The software for porting described in this chapter is typically developed using high-level languages, such as the C language. The C language has features such as easy compilation and cross-architecture compatibility, making it widely used in embedded systems. In the actual porting process, there may be assembly code dependencies specific to the architecture, especially in the boot code and exception handling programs. However, each architecture provides its own programs for users to reference, making the process more convenient to users.

The process of porting software from the TriCore architecture to the Arm architecture is described through the following aspects:

- Development toolchain
- Chip startup process
- Exception and interrupt handling
- Peripheral access

#### 4.1 Development Toolchain

The most prominent development environments for the TriCore architecture include Tasking and HighTec, and Infineon's miniwiggler debugger or professional debuggers like Lauterbach and iSYSTEM can also be used. For the Arm architecture, the development environments primarily include the Arm Compiler, IAR, GreenHills, KEIL, and GNU GCC. JLINK or professional debuggers such as Lauterbach and iSYSTEM can be used for debugging.

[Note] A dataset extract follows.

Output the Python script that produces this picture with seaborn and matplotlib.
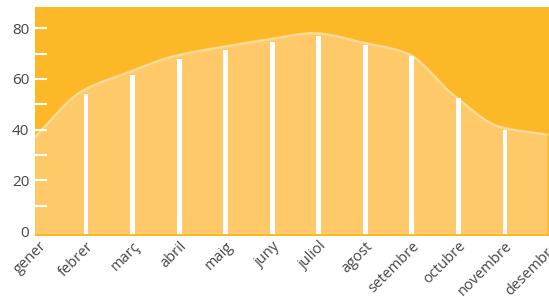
import numpy as np
import pandas as pd
import matplotlib
matplotlib.use("Agg")
import matplotlib.pyplot as plt
import seaborn as sns

months = ["gener", "febrer", "març", "abril", "maig", "juny", "juliol",
          "agost", "setembre", "octubre", "novembre", "desembre"]
values = [37, 55, 62.5, 69, 72.5, 75.5, 78, 74.5, 70, 53.5, 41, 38]
bar_months = months[1:-1]
bar_values = values[1:-1]
y_ticks = [0, 20, 40, 60, 80]
y_minor = [10, 20, 30, 40, 50, 60, 70, 80]

BG = "#FDB827"
AREA = "#FFC969"
LINE = "#FFDA95"
TEXT = "#444444"


def monotone_curve(x, y, n=40):
    x = np.asarray(x, float)
    y = np.asarray(y, float)
    h = np.diff(x)
    d = np.diff(y) / h
    m = np.zeros_like(y)
    m[0] = d[0]
    m[-1] = d[-1]
    for i in range(1, len(y) - 1):
        if d[i - 1] * d[i] <= 0:
            m[i] = 0
        else:
            m[i] = 3 * (h[i - 1] + h[i]) / ((2 * h[i] + h[i - 1]) / d[i - 1] + (h[i] + 2 * h[i - 1]) / d[i])
    xs, ys = [], []
    for i in range(len(x) - 1):
        t = np.linspace(0, 1, n, endpoint=(i == len(x) - 2))
        h00 = 2 * t**3 - 3 * t**2 + 1
        h10 = t**3 - 2 * t**2 + t
        h01 = -2 * t**3 + 3 * t**2
        h11 = t**3 - t**2
        xs.append(x[i] + t * h[i])
        ys.append(h00 * y[i] + h10 * h[i] * m[i] + h01 * y[i + 1] + h11 * h[i] * m[i + 1])
    return np.concatenate(xs), np.concatenate(ys)


sns.set_theme(style="white")
plt.rcParams["font.family"] = ["Open Sans", "DejaVu Sans"]

fig = plt.figure(figsize=(5.49, 2.97), dpi=100)
unit = 46.56
x0 = -0.102
x1 = 11.0
ax = fig.add_axes([34.7 / 549, (297 - 236) / 297, (x1 - x0) * unit / 549, (236 - 6.7) / 297])
ax.set_facecolor(BG)

pos = np.arange(len(months))
cx, cy = monotone_curve(pos - 0.1, values)
curve = pd.DataFrame({"x": cx, "y": cy})

ax.fill_between(curve["x"], -1, curve["y"], color=AREA, lw=0, zorder=1)
sns.lineplot(data=curve, x="x", y="y", ax=ax, color=LINE, lw=1.8, zorder=2, sort=False)

bar_pos = np.array([months.index(m) for m in bar_months])
ax.bar(bar_pos, bar_values, width=0.105, color="white", bottom=-1,
       zorder=3, linewidth=0)

ax.set_xlim(x0, x1)
ax.set_ylim(-1.97, 88.5)
ax.set_xticks(pos)
ax.set_xticklabels(months, rotation=45, ha="right", rotation_mode="anchor",
                   color=TEXT, fontsize=10.5)
ax.yaxis.remove_overlapping_locs = False
ax.set_yticks(y_ticks)
ax.set_yticklabels([str(v) for v in y_ticks], color=TEXT, fontsize=11)
ax.set_yticks(y_minor, minor=True)
ax.tick_params(axis="y", which="major", length=0, pad=4)
ax.tick_params(axis="y", which="minor", direction="in", length=8.8, width=1.5,
               color="white", left=True)
ax.tick_params(axis="x", length=0, pad=2)
for s in ax.spines.values():
    s.set_visible(False)
ax.set_xlabel("")
ax.set_ylabel("")
ax.set_axisbelow(False)
for t in ax.yaxis.get_minor_ticks():
    t.tick1line.set_zorder(5)

fig.savefig("out.png", dpi=100)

Developers must consider the differences between the compilation environments when porting TriCore architecture software to the Arm architecture, which will be analyzed based on the following aspects:

Assembly code

Typically, to improve the execution efficiency of programs, the program startup code and exception handling program will be written with assembly code. During porting, the differences between the assembly instructions for different architectures need to be considered. For details, refer to Chapter 2.2 Instruction Set. Typically, the IDE provides examples related to different architectures to the user. The startup code, exception handling, and other programs of the ported architecture can be replaced with the corresponding programs of the target architecture.

Data types

Different compilers support different data types for various architectures, and the specific information can be found in the compiler's type definitions. For details, refer to Chapter 2.1.1 Data Type.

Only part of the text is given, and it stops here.